Um lugar restrito no mundo

Fui ensinada a evitar a calçada da esquina do Café Aquários, e até hoje não fui a um estádio de futebol. Desde muito jovens, quando começamos a experimentar o mundo fora de casa, aprendemos que parte de ser mulher é ter os espaços delimitados. Uma conduta a princípio inquestionável, a fim de evitar a violência, seja ela física ou verbal.

A percepção dos espaços como lugares não assexuados – isto é, masculinizados – é fruto de leituras e debates no curso de extensão “Gênero e sexualidade na geografia”, ofertado a distância pela USP. As reflexões dão sentido a perguntas cotidianas, como: “Onde posso ir, sem medo, e a que horas? Vou sozinha ou acompanhada?”.

Sendo o corpo o meio através do qual experienciamos o mundo, temos vivências particulares como mulheres de diferentes raças, etnias, classes, idades, orientações sexuais e identidades de gênero. Em comum, temos limitados, em graus diversos, os espaços considerados seguros para a circulação de nossos corpos.

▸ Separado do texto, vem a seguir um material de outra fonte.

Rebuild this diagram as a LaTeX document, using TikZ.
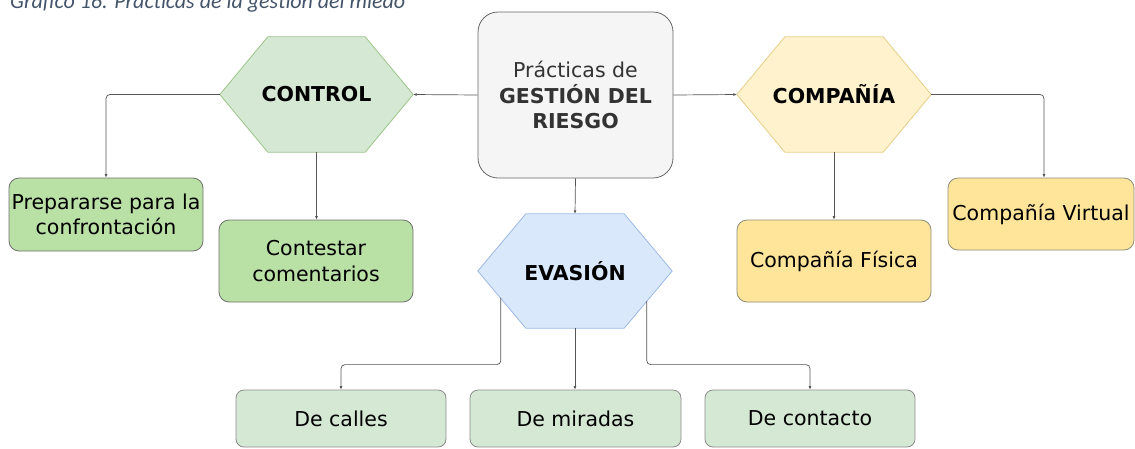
\documentclass[tikz,border=0pt]{standalone}
\usepackage{fontspec}
\setmainfont{DejaVu Sans}
\newfontfamily\titlefont{Carlito}
\usetikzlibrary{arrows.meta,calc,backgrounds}
\definecolor{centerfill}{HTML}{F5F5F5}
\definecolor{centerdraw}{HTML}{666666}
\definecolor{centertext}{HTML}{333333}
\definecolor{ctrlfill}{HTML}{D5E8D4}
\definecolor{ctrldraw}{HTML}{9CC488}
\definecolor{compfill}{HTML}{FFF2CC}
\definecolor{compdraw}{HTML}{E6CF8A}
\definecolor{evasfill}{HTML}{DAE8FC}
\definecolor{evasdraw}{HTML}{9DB9E6}
\definecolor{greenbox}{HTML}{B9E0A5}
\definecolor{greendraw}{HTML}{707070}
\definecolor{yellowbox}{HTML}{FFE599}
\definecolor{yellowdraw}{HTML}{8C8C7A}
\definecolor{lightbox}{HTML}{D5E8D4}
\definecolor{lightdraw}{HTML}{8C8C8C}
\definecolor{linec}{HTML}{555555}
\definecolor{titlec}{HTML}{44546A}
\begin{document}
\begin{tikzpicture}[x=1pt,y=-1pt,
  font=\fontsize{20.5}{25.5}\selectfont,
  box/.style={rectangle, draw, line width=0.8pt, inner sep=0pt, align=center, text=black, rounded corners=10pt},
  hexn/.style={inner sep=0pt, align=center, font=\bfseries\fontsize{20.5}{25.5}\selectfont},
  hexshape/.style={line width=0.8pt},
  conn/.style={draw=linec, line width=0.7pt, rounded corners=4pt, -{Latex[length=3.5pt,width=3pt]}}
]
\useasboundingbox (0,0) rectangle (1135,448);

% title (partly cut off at the top, as in the reference)
\node[anchor=base west, inner sep=0pt, text=titlec, font=\titlefont\itshape\fontsize{22}{22}\selectfont] (title) at (10,8) {Gráfico 16. Prácticas de la gestión del miedo};

% central box
\node[box, fill=centerfill, draw=centerdraw, text=centertext, minimum width=195pt, minimum height=166pt, rounded corners=20pt] (main) at (575.5,95) {Prácticas de\\\textbf{GESTIÓN DEL}\\\textbf{RIESGO}};

% hexagon nodes
\node[hexn, minimum width=193pt, minimum height=115pt] (ctrl) at (316.5,94.5) {CONTROL};
\node[hexn, minimum width=194pt, minimum height=115pt] (comp) at (834,94.5) {COMPAÑÍA};
\node[hexn, minimum width=194pt, minimum height=114pt] (evas) at (575,271) {EVASIÓN};

\begin{scope}[on background layer]
\foreach \n/\f/\d in {ctrl/ctrlfill/ctrldraw, comp/compfill/compdraw, evas/evasfill/evasdraw}{
  \filldraw[hexshape, fill=\f, draw=\d] (\n.west) -- ([xshift=48pt]\n.north west) -- ([xshift=-48pt]\n.north east) -- (\n.east) -- ([xshift=-48pt]\n.south east) -- ([xshift=48pt]\n.south west) -- cycle;
}
\end{scope}

% leaf boxes
\node[box, fill=greenbox, draw=greendraw, minimum width=194pt, minimum height=73pt] (prep) at (106,214.5) {Prepararse para la\\confrontación};
\node[box, fill=greenbox, draw=greendraw, minimum width=194pt, minimum height=82pt] (cont) at (316,261) {Contestar\\comentarios};
\node[box, fill=yellowbox, draw=yellowdraw, minimum width=194pt, minimum height=82pt] (fis) at (834,261) {Compañía Física};
\node[box, fill=yellowbox, draw=yellowdraw, minimum width=186pt, minimum height=72pt] (virt) at (1041,214) {Compañía Virtual};
\node[box, fill=lightbox, draw=lightdraw, minimum width=210pt, minimum height=57pt, rounded corners=8pt] (calles) at (341,418.5) {De calles};
\node[box, fill=lightbox, draw=lightdraw, minimum width=211pt, minimum height=57pt, rounded corners=8pt] (mir) at (575.5,418.5) {De miradas};
\node[box, fill=lightbox, draw=lightdraw, minimum width=210pt, minimum height=57pt, rounded corners=8pt] (cto) at (810,418.5) {De contacto};

% connector anchor points on the EVASIÓN slanted edges
\coordinate (el) at ($(evas.west)!0.47!([xshift=49pt]evas.south west)$);
\coordinate (er) at ($(evas.east)!0.52!([xshift=-49pt]evas.south east)$);

% connectors
\draw[conn] (main.west) -- (ctrl.east);
\draw[conn] (main.east) -- (comp.west);
\draw[conn] (main.south) -- (evas.north);
\draw[conn] (ctrl.west) -| (prep.north);
\draw[conn] (ctrl.south) -- (ctrl.south |- cont.north);
\draw[conn] (comp.south) -- (comp.south |- fis.north);
\draw[conn] (comp.east) -| ([xshift=3pt]virt.north);
\draw[conn] (evas.south) -- (evas.south |- mir.north);
\draw[conn] (el) |- ([yshift=25pt]calles.north) -- (calles.north);
\draw[conn] (er) |- ([yshift=25pt]cto.north) -- (cto.north);
\end{tikzpicture}
\end{document}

Evito sair sozinha à noite e fico insegura em locais públicos onde só estejam homens. Despertei desta realidade enraizada em nosso agir-viver-habitar a cidade. Desnaturalizar esta condição, como mulher, requer atentar para a vivência em territórios masculinizados, criados, dominados e nomeados por homens. Exemplo disso é o número escasso de ruas com nomes de mulheres, forma de masculinizar os espaços.

Em uma sociedade marcada pela desigualdade, o corpo da mulher é investido por regras e restrições para sua própria sobrevivência. O corpo feminino sofre controle e opressão, segundo Marchese (2019*). A violência e o estupro reforçam o corpo feminino como objeto de exercício do poder pelo homem. Também a agressão, a apropriação do corpo feminino, em guerras por território, a gravidez forçada, com fins de reprodução da linhagem masculina de uma ou outra etnia, conforme citado por Gama (2001**).

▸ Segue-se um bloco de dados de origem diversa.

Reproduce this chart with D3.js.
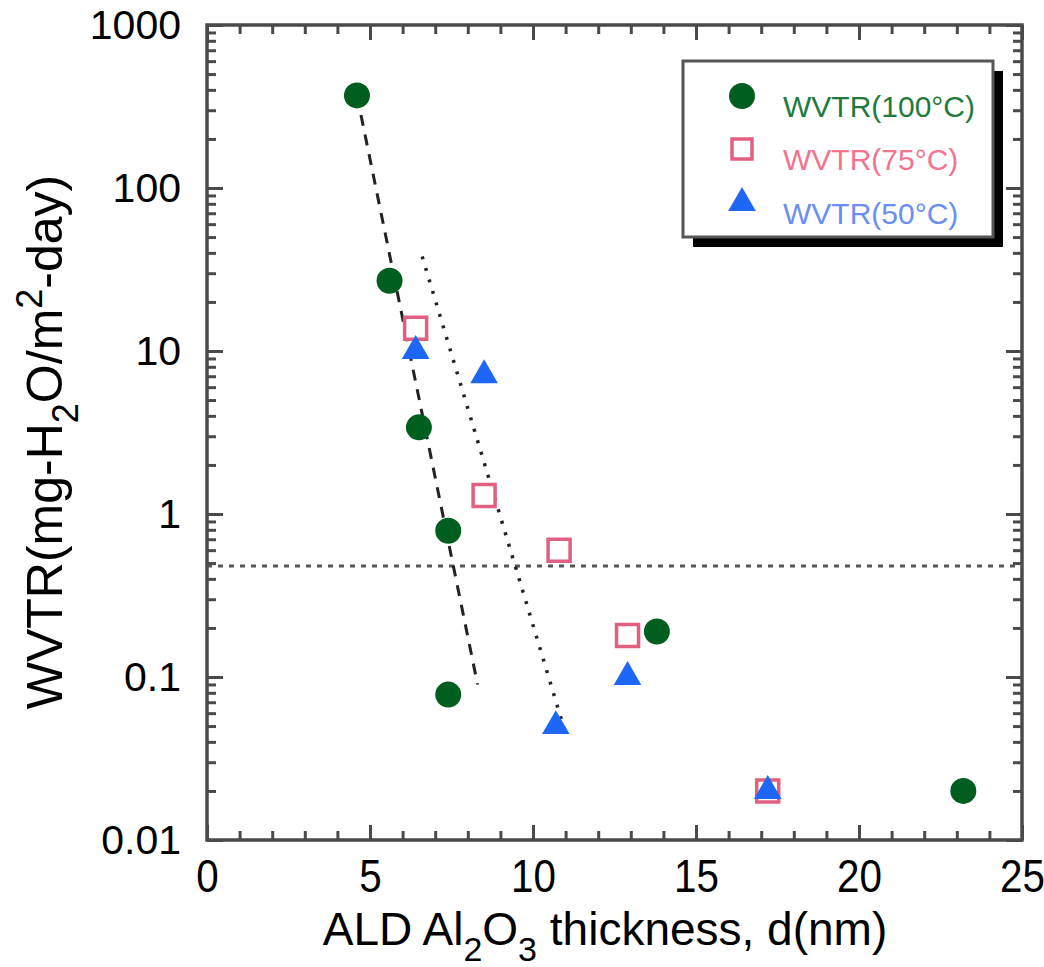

Sigo meu caminho com o olhar fixo, a postura ereta e os passos firmes. Estar em um corpo feminino impõe viver em um corpo passível de sofrer violência. “A cidade é menor para as mulheres”, como lembrou o candidato à prefeitura de Pelotas Ivan Duarte. Quantas atividades deixo de fazer, por ser mulher? Se pudesse escolher, que lugares ocuparia? Se tenho um lugar restrito no mundo, continuo com a mente aberta e lúcida.

* Giulia Marchese, no artigo “Del cuerpo en el territorio al cuerpoterritorio: Elementos para una genealogia feminista latinoamericana de la crítica a la violência”, na Revista EntreDiversidades, jul-dez 2019, vol. 6, n. 2.
** Juanita Barreto Gama, no artigo “La apropiación de los cuerpos de las mujeres, una estrategia de guerra”, na “En otras palavras”, ago-dez/2001, n. 9.